» **WHAT IS REQUIRED**:
Reproduce, character for character, the lines below from the first through the one with "---- data: magnetic". Leave pictures out.

» **RECORDED INFORMATION**:
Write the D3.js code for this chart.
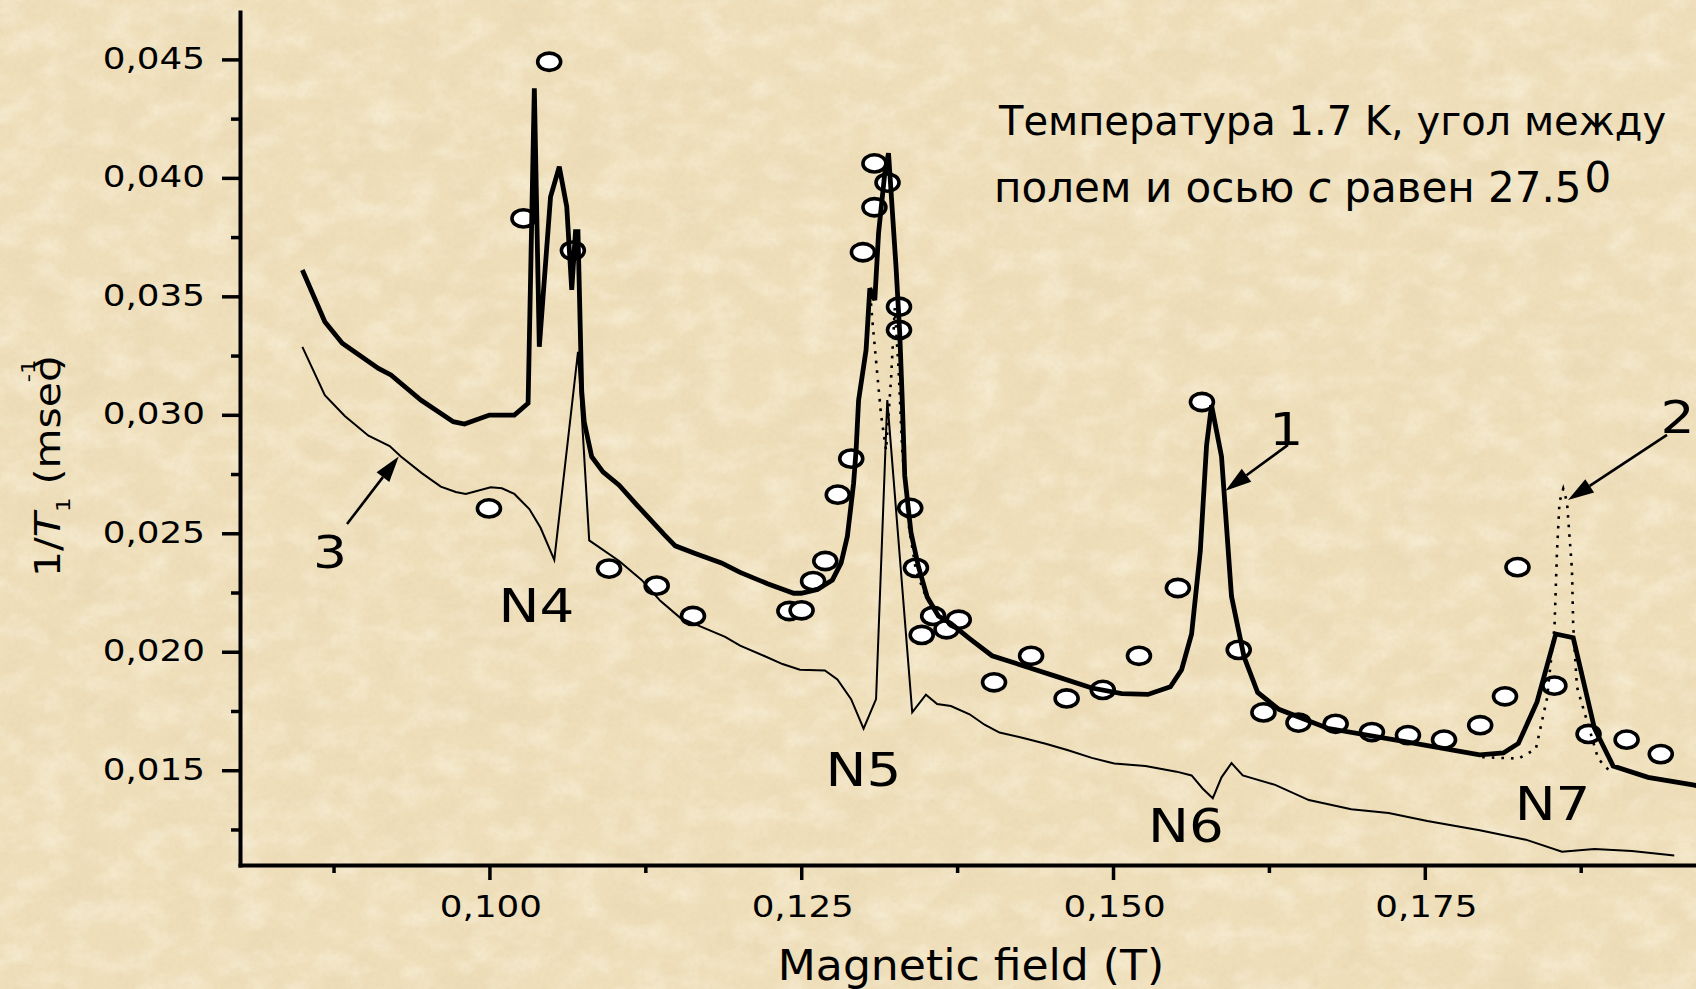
<!DOCTYPE html>
<html>
<head>
<meta charset="utf-8">
<script src="https://cdn.jsdelivr.net/npm/d3@7"></script>
<style>
  html, body { margin: 0; padding: 0; background: #EFDFBA; overflow: hidden; }
  svg { display: block; }
</style>
</head>
<body>
<svg id="chart" width="1696" height="989"></svg>
<script>
// ---- data: magnetic field (T) vs relaxation rate 1/T1 (msec^-1) ----

// curve 1: calculated, thick solid line
const curve1 = [
  [0.0850,0.03611],[0.0868,0.03393],[0.0882,0.03302],[0.0911,0.03196],[0.0921,0.03168],
  [0.0945,0.03062],[0.0971,0.02971],[0.0980,0.02961],[0.1000,0.02999],[0.1020,0.02999],
  [0.1031,0.03049],[0.1036,0.04378],[0.1040,0.03287],[0.1049,0.03920],[0.1056,0.04047],
  [0.1062,0.03878],[0.1066,0.03527],[0.1069,0.03773],[0.1071,0.03773],[0.1074,0.03100],
  [0.1076,0.02970],[0.1082,0.02823],[0.1091,0.02759],[0.1104,0.02703],[0.1119,0.02615],
  [0.1140,0.02495],[0.1149,0.02447],[0.1165,0.02415],[0.1186,0.02375],[0.1201,0.02335],
  [0.1223,0.02287],[0.1244,0.02247],[0.1250,0.02247],[0.1263,0.02263],[0.1275,0.02303],
  [0.1282,0.02375],[0.1287,0.02487],[0.1292,0.02711],[0.1294,0.02851],[0.1296,0.03062],
  [0.1302,0.03274],[0.1305,0.03534],[0.1309,0.03484],[0.1312,0.03766],[0.1317,0.04019],
  [0.1320,0.04104],[0.1326,0.03625],[0.1329,0.03344],[0.1331,0.03062],[0.1333,0.02743],
  [0.1338,0.02503],[0.1344,0.02359],[0.1351,0.02231],[0.1360,0.02151],[0.1370,0.02119],
  [0.1385,0.02055],[0.1403,0.01983],[0.1431,0.01936],[0.1455,0.01895],[0.1483,0.01847],
  [0.1507,0.01823],[0.1528,0.01820],[0.1546,0.01852],[0.1555,0.01924],[0.1563,0.02075],
  [0.1570,0.02426],[0.1575,0.02871],[0.1579,0.03040],[0.1587,0.02824],[0.1595,0.02234],
  [0.1605,0.01980],[0.1616,0.01828],[0.1633,0.01757],[0.1672,0.01677],[0.1734,0.01621],
  [0.1794,0.01565],[0.1813,0.01573],[0.1825,0.01613],[0.1840,0.01788],[0.1855,0.02075],
  [0.1869,0.02059],[0.1886,0.01677],[0.1901,0.01518],[0.1929,0.01470],[0.1965,0.01438],
  [0.1972,0.01430]
];

// curve 2: calculated, dotted line (drawn where it separates from curve 1)
const curve2N5 = [
  [0.1302,0.03274],[0.1305,0.03534],[0.1307,0.03400],[0.1314,0.03000],[0.1318,0.02850],
  [0.1322,0.03150],[0.1325,0.03450],[0.1328,0.03200],[0.1331,0.02850],[0.1336,0.02540],
  [0.1342,0.02343],[0.1350,0.02231],[0.1360,0.02151]
];
const curve2N7 = [
  [0.1796,0.01555],[0.1825,0.01549],[0.1839,0.01589],[0.1848,0.01804],[0.1854,0.02107],
  [0.1856,0.02426],[0.1858,0.02632],[0.1861,0.02688],[0.1864,0.02632],[0.1868,0.02346],
  [0.1869,0.02107],[0.1872,0.01852],[0.1880,0.01708],[0.1889,0.01549],[0.1900,0.01486]
];

// curve 3: thin solid line
const curve3 = [
  [0.0850,0.03287],[0.0868,0.03083],[0.0884,0.02995],[0.0903,0.02912],[0.0920,0.02868],
  [0.0929,0.02824],[0.0946,0.02753],[0.0961,0.02697],[0.0973,0.02674],[0.0981,0.02666],
  [0.1001,0.02694],[0.1010,0.02690],[0.1020,0.02666],[0.1032,0.02602],[0.1041,0.02523],
  [0.1052,0.02388],[0.1071,0.03266],[0.1080,0.02470],[0.1104,0.02383],[0.1122,0.02303],
  [0.1137,0.02215],[0.1153,0.02143],[0.1171,0.02103],[0.1189,0.02063],[0.1201,0.02026],
  [0.1220,0.01983],[0.1235,0.01948],[0.1249,0.01924],[0.1269,0.01921],[0.1279,0.01883],
  [0.1290,0.01800],[0.1300,0.01675],[0.1310,0.01800],[0.1319,0.03062],[0.1339,0.01744],
  [0.1350,0.01819],[0.1359,0.01779],[0.1370,0.01771],[0.1385,0.01736],[0.1397,0.01692],
  [0.1409,0.01659],[0.1428,0.01636],[0.1446,0.01612],[0.1464,0.01584],[0.1483,0.01552],
  [0.1501,0.01528],[0.1526,0.01518],[0.1551,0.01494],[0.1563,0.01478],[0.1572,0.01422],
  [0.1580,0.01382],[0.1587,0.01470],[0.1595,0.01530],[0.1604,0.01478],[0.1630,0.01438],
  [0.1657,0.01374],[0.1691,0.01335],[0.1721,0.01319],[0.1752,0.01286],[0.1794,0.01247],
  [0.1831,0.01207],[0.1860,0.01156],[0.1886,0.01167],[0.1916,0.01159],[0.1950,0.01140]
];

// measured points: open circles
const measured = [
  [0.10273,0.03829],[0.10479,0.04490],[0.10669,0.03693],[0.09996,0.02605],[0.10959,0.02351],
  [0.11341,0.02279],[0.11632,0.02151],[0.12405,0.02172],[0.12503,0.02175],[0.12595,0.02298],
  [0.12693,0.02383],[0.12793,0.02663],[0.12901,0.02815],[0.12995,0.03686],[0.13087,0.03876],
  [0.13087,0.04061],[0.13192,0.03980],[0.13284,0.03456],[0.13284,0.03358],[0.13374,0.02607],
  [0.13420,0.02354],[0.13466,0.02071],[0.13558,0.02151],[0.13665,0.02095],[0.13763,0.02135],
  [0.14046,0.01871],[0.14343,0.01983],[0.14628,0.01803],[0.14918,0.01839],[0.15208,0.01983],
  [0.15520,0.02269],[0.15713,0.03054],[0.16008,0.02008],[0.16206,0.01744],[0.16487,0.01701],
  [0.16785,0.01696],[0.17076,0.01661],[0.17365,0.01648],[0.17654,0.01629],[0.17944,0.01690],
  [0.18143,0.01812],[0.18243,0.02357],[0.18539,0.01857],[0.18813,0.01653],[0.19118,0.01629],
  [0.19392,0.01568]
];

// axis ticks
const xTicks = [0.100, 0.125, 0.150, 0.175];
const xMinorTicks = [0.0875, 0.1125, 0.1375, 0.1625, 0.1875];
const yTicks = [0.015, 0.020, 0.025, 0.030, 0.035, 0.040, 0.045];
const yMinorTicks = [0.0125, 0.0175, 0.0225, 0.0275, 0.0325, 0.0375, 0.0425];

// resonance labels
const peakNames = ["N4", "N5", "N6", "N7"];
const peakLabelX = [0.10377, 0.12999, 0.15584, 0.18524];
const peakLabelY = [0.02127, 0.01433, 0.01199, 0.01288];

// curve numbers with pointer arrows: label position, arrow start, arrow tip
const curveNames = ["1", "2", "3"];
const curveLabelX = [0.16389, 0.19526, 0.08722];
const curveLabelY = [0.02873, 0.02923, 0.02353];
const arrowFrom = [[0.16403, 0.02873], [0.19442, 0.02915], [0.08858, 0.02539]];
const arrowTo   = [[0.15902, 0.02680], [0.18648, 0.02640], [0.09273, 0.02824]];

// ---- drawing ----
const W = 1696, H = 989;
const svg = d3.select("#chart");
const FONT = "DejaVu Sans, Verdana, sans-serif";
const HS = 1.19;   // horizontal stretch of the graph lettering

// parchment background
svg.append("defs").html(`
  <filter id="mottle" filterUnits="userSpaceOnUse" x="0" y="0" width="${W}" height="${H}">
    <feTurbulence type="fractalNoise" baseFrequency="0.018 0.026" numOctaves="4" seed="4"/>
    <feColorMatrix type="matrix" values="0 0 0 0 0.80  0 0 0 0 0.67  0 0 0 0 0.44  1.5 0 0 0 -0.62"/>
  </filter>
  <filter id="light" filterUnits="userSpaceOnUse" x="0" y="0" width="${W}" height="${H}">
    <feTurbulence type="fractalNoise" baseFrequency="0.03 0.04" numOctaves="3" seed="11"/>
    <feColorMatrix type="matrix" values="0 0 0 0 1  0 0 0 0 0.97  0 0 0 0 0.86  1.6 0 0 0 -0.66"/>
  </filter>
  <filter id="grain" filterUnits="userSpaceOnUse" x="0" y="0" width="${W}" height="${H}">
    <feTurbulence type="fractalNoise" baseFrequency="0.22" numOctaves="2" seed="2"/>
    <feColorMatrix type="matrix" values="0 0 0 0 0.72  0 0 0 0 0.6  0 0 0 0 0.38  1.2 0 0 0 -0.5"/>
  </filter>
`);
svg.append("rect").attr("width", W).attr("height", H).attr("fill", "#EFDFBA");
svg.append("rect").attr("width", W).attr("height", H).attr("filter", "url(#mottle)").attr("opacity", 0.55);
svg.append("rect").attr("width", W).attr("height", H).attr("filter", "url(#light)").attr("opacity", 0.55);
svg.append("rect").attr("width", W).attr("height", H).attr("filter", "url(#grain)").attr("opacity", 0.3);

// scales
const x = d3.scaleLinear().domain([0.08, 0.2]).range([240, 1736.6]);
const y = d3.scaleLinear().domain([0.011, 0.047]).range([865, 12]);
const fmt = d => d3.format(".3f")(d).replace(".", ",");

// axes
const axisStyle = g => {
  g.select(".domain").attr("stroke", "#000").attr("stroke-width", 4).attr("stroke-linecap", "square");
  g.selectAll(".tick line").attr("stroke", "#000").attr("stroke-width", 3.5);
};

const gx = svg.append("g").attr("transform", `translate(0,${y.range()[0]})`)
  .call(d3.axisBottom(x).tickValues(xTicks).tickSize(15).tickSizeOuter(0).tickFormat(fmt));
axisStyle(gx);
gx.selectAll(".tick text")
  .attr("x", null).attr("y", null).attr("dy", null)
  .attr("transform", `translate(1,52) scale(${HS},1)`)
  .attr("text-anchor", "middle")
  .style("font-family", FONT).style("font-size", "30px").attr("fill", "#000");

svg.append("g").attr("transform", `translate(0,${y.range()[0]})`)
  .call(d3.axisBottom(x).tickValues(xMinorTicks).tickSize(8).tickSizeOuter(0).tickFormat(""))
  .call(g => { g.select(".domain").remove(); g.selectAll(".tick line").attr("stroke", "#000").attr("stroke-width", 3.5); });

const gy = svg.append("g").attr("transform", `translate(${x.range()[0]},0)`)
  .call(d3.axisLeft(y).tickValues(yTicks).tickSize(18).tickSizeOuter(0).tickFormat(fmt));
axisStyle(gy);
gy.selectAll(".tick text")
  .attr("x", null).attr("y", null).attr("dy", null)
  .attr("transform", `translate(-35,9) scale(${HS},1)`)
  .attr("text-anchor", "end")
  .style("font-family", FONT).style("font-size", "30px").attr("fill", "#000");

svg.append("g").attr("transform", `translate(${x.range()[0]},0)`)
  .call(d3.axisLeft(y).tickValues(yMinorTicks).tickSize(9).tickSizeOuter(0).tickFormat(""))
  .call(g => { g.select(".domain").remove(); g.selectAll(".tick line").attr("stroke", "#000").attr("stroke-width", 3.5); });

// axis titles
svg.append("text")
  .attr("transform", `translate(971,980) scale(1.05,1)`)
  .attr("text-anchor", "middle")
  .style("font-family", FONT).style("font-size", "42px")
  .text("Magnetic field (T)");

const ylab = svg.append("text")
  .attr("transform", "translate(60,466) rotate(-90) scale(1.14,1)")
  .attr("text-anchor", "middle")
  .style("font-family", FONT).style("font-size", "36px");
ylab.append("tspan").text("1/");
ylab.append("tspan").style("font-style", "italic").text("T");
ylab.append("tspan").style("font-size", "20px").attr("dy", 10).text("1");
ylab.append("tspan").attr("dy", -10).text(" (msec");
ylab.append("tspan").style("font-size", "20px").attr("dy", -25).attr("dx", -20).text("-1");
ylab.append("tspan").attr("dy", 25).attr("dx", -10).text(")");

// measured points (drawn beneath the curves)
svg.append("g").selectAll("ellipse").data(measured).join("ellipse")
  .attr("cx", d => x(d[0])).attr("cy", d => y(d[1]))
  .attr("rx", 11.5).attr("ry", 8.6)
  .attr("fill", "#fff").attr("stroke", "#000").attr("stroke-width", 3.6);

// curves
const line = d3.line().x(d => x(d[0])).y(d => y(d[1]));
svg.append("path").datum(curve3).attr("d", line)
  .attr("fill", "none").attr("stroke", "#000").attr("stroke-width", 2);
[curve2N5, curve2N7].forEach(seg => {
  svg.append("path").datum(seg).attr("d", line)
    .attr("fill", "none").attr("stroke", "#000").attr("stroke-width", 2.6)
    .attr("stroke-dasharray", "2.6 7");
});
svg.append("path").datum(curve1).attr("d", line)
  .attr("fill", "none").attr("stroke", "#000").attr("stroke-width", 4.8)
  .attr("stroke-linejoin", "miter").attr("stroke-miterlimit", 3);

// resonance labels
svg.append("g").selectAll("text").data(peakNames).join("text")
  .attr("transform", (d, i) => `translate(${x(peakLabelX[i])},${y(peakLabelY[i])}) scale(${HS},1)`)
  .attr("text-anchor", "middle")
  .style("font-family", FONT).style("font-size", "46px")
  .text(d => d);

// curve numbers and arrows
svg.append("g").selectAll("text").data(curveNames).join("text")
  .attr("transform", (d, i) => `translate(${x(curveLabelX[i])},${y(curveLabelY[i])}) scale(${HS},1)`)
  .attr("text-anchor", "middle")
  .style("font-family", FONT).style("font-size", "45px")
  .text(d => d);

const arrows = svg.append("g");
arrowFrom.forEach((f, i) => {
  const x0 = x(f[0]), y0 = y(f[1]);
  const x1 = x(arrowTo[i][0]), y1 = y(arrowTo[i][1]);
  const a = Math.atan2(y1 - y0, x1 - x0);
  const L = 26, hw = 8;
  const bx = x1 - L * Math.cos(a), by = y1 - L * Math.sin(a);
  arrows.append("line")
    .attr("x1", x0).attr("y1", y0).attr("x2", bx).attr("y2", by)
    .attr("stroke", "#000").attr("stroke-width", 2.6);
  const pts = [
    [x1, y1],
    [bx + hw * Math.sin(a), by - hw * Math.cos(a)],
    [bx - hw * Math.sin(a), by + hw * Math.cos(a)]
  ];
  arrows.append("path").attr("d", "M" + pts.map(p => p.join(",")).join("L") + "Z").attr("fill", "#000");
});

// experiment conditions note
svg.append("text")
  .attr("x", 999).attr("y", 135)
  .style("font-family", FONT).style("font-size", "40px").attr("fill", "#000")
  .text("Температура 1.7 K, угол между");
const note2 = svg.append("text")
  .attr("x", 994).attr("y", 202)
  .style("font-family", FONT).style("font-size", "42px").attr("fill", "#000");
note2.append("tspan").text("полем и осью ");
note2.append("tspan").style("font-style", "italic").text("c");
note2.append("tspan").text(" равен 27.5");
note2.append("tspan").attr("dy", -10).attr("dx", 3).text("0");
</script>
</body>
</html>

» **OUTPUT FOR THIS TASK**:
Write the D3.js code for this chart.
<!DOCTYPE html>
<html>
<head>
<meta charset="utf-8">
<script src="https://cdn.jsdelivr.net/npm/d3@7"></script>
<style>
  html, body { margin: 0; padding: 0; background: #EFDFBA; overflow: hidden; }
  svg { display: block; }
</style>
</head>
<body>
<svg id="chart" width="1696" height="989"></svg>
<script>
// ---- data: magnetic field (T) vs relaxation rate 1/T1 (msec^-1) ----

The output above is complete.